Отправляет email-рассылки с помощью сервиса Sendsay
  Все выпуски  

Книжные новости в Русском Журнале / Шведская полка


Информационный Канал Subscribe.Ru

Русский Журнал. Круг чтения
Все дискуссии "Круга чтения"
Новости Электронных Библиотек



Шведская лавка # 76

Выпуск подготовил Роман Ганжа

Книги предоставлены магазином "Галарт-Гилея"


Дмитрий Бортников. Синдром Фрица: Роман. - СПб.: Лимбус Пресс, 2002. - 217 с. Тираж 2000 экз. ISBN 5-8370-0184-0

Дмитрий Бортников родился в 1968 году в городе Самаре (Куйбышев). С 1998 года живет в Париже.

Книжка "Синдром Фрица" замечательна во многих отношениях: 1) Издатель рекомендует ее любителям Жана Жене и Луи-Фердинанда Селина. "Русский Жене", или "русский Селин", - это же замечательно!.. Попробуйте скопировать французскую прозу Селина на русском языке!.. И сделать это талантливо!.. стильно!.. оригинально!.. 2) Книжка читается быстро и легко, но 3) На самом деле она предназначена для медленного и трудного чтения, так как 4) Располагает разветвленной и трудно интерпретируемой системой внутренних метафор, 5) Которая (система) выстраивается вокруг оппозиции Закона / Благодати.
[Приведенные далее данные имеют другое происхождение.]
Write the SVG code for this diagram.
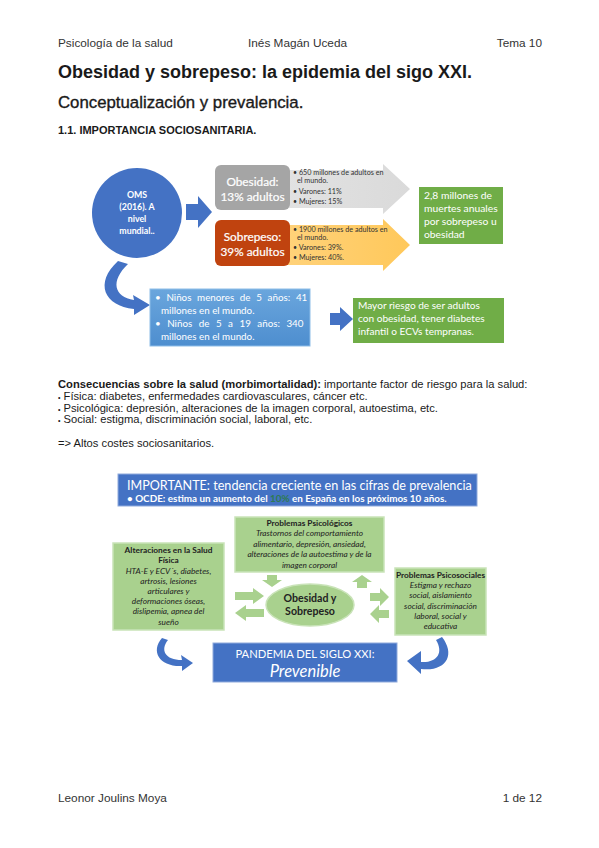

С Законом ассоциируется солнечная, отцовская символика. Родовое начало, цепь смертей и рождений, непреложная Участь, неизменный Удел. То, что передается от деда к отцу, от отца к сыну. От чего не избавишься. Наследие, достояние, символизируемое "золотом". Семейный капитал, которым нельзя распорядиться по собственному усмотрению. Тяжелая ноша, которую нельзя сбросить с плеч. Закон - это то, что делает мертвым с самого рождения, то, что заставляет идти проторенной тропой от роддома к моргу. Тоска, уныние, слезы, молитвы, - вот основные вехи этого скорбного пути. В одном из эпизодов первой части (повествование ведется от первого лица, первая часть посвящена детству и отрочеству, вторая - армейской юности) герой (Фриц - его прозвище) несет двух мертворожденных младенцев из больницы в морг и теряет одного из них в дороге. Когда пропажа обнаруживается и доставляется по месту назначения, патологоанатом принимает труп за живого ребенка.

Экзистенциальный проект Фрица - уйти от господства Закона, не стать мертвым при жизни, обнаружить возможность какой-то другой смерти, в которой "больше священного, чем во всех слезах и молитвах", открыть подлинную красоту и чистоту в разрушении, в дезертирстве, в предательстве: "В предательстве и в предателе подчас проявляется такая очаровывающая сущность. Предатели часто бывают поразительно красивы". То, чего жаждет Фриц, - это трансформация, преображение, переход, с которыми в романе ассоциируется традиционная лунная символика, в первую очередь мотив "серебра", а также мотивы карт Таро (Повешенный, Шут) и символы жертвоприношения (Бойня).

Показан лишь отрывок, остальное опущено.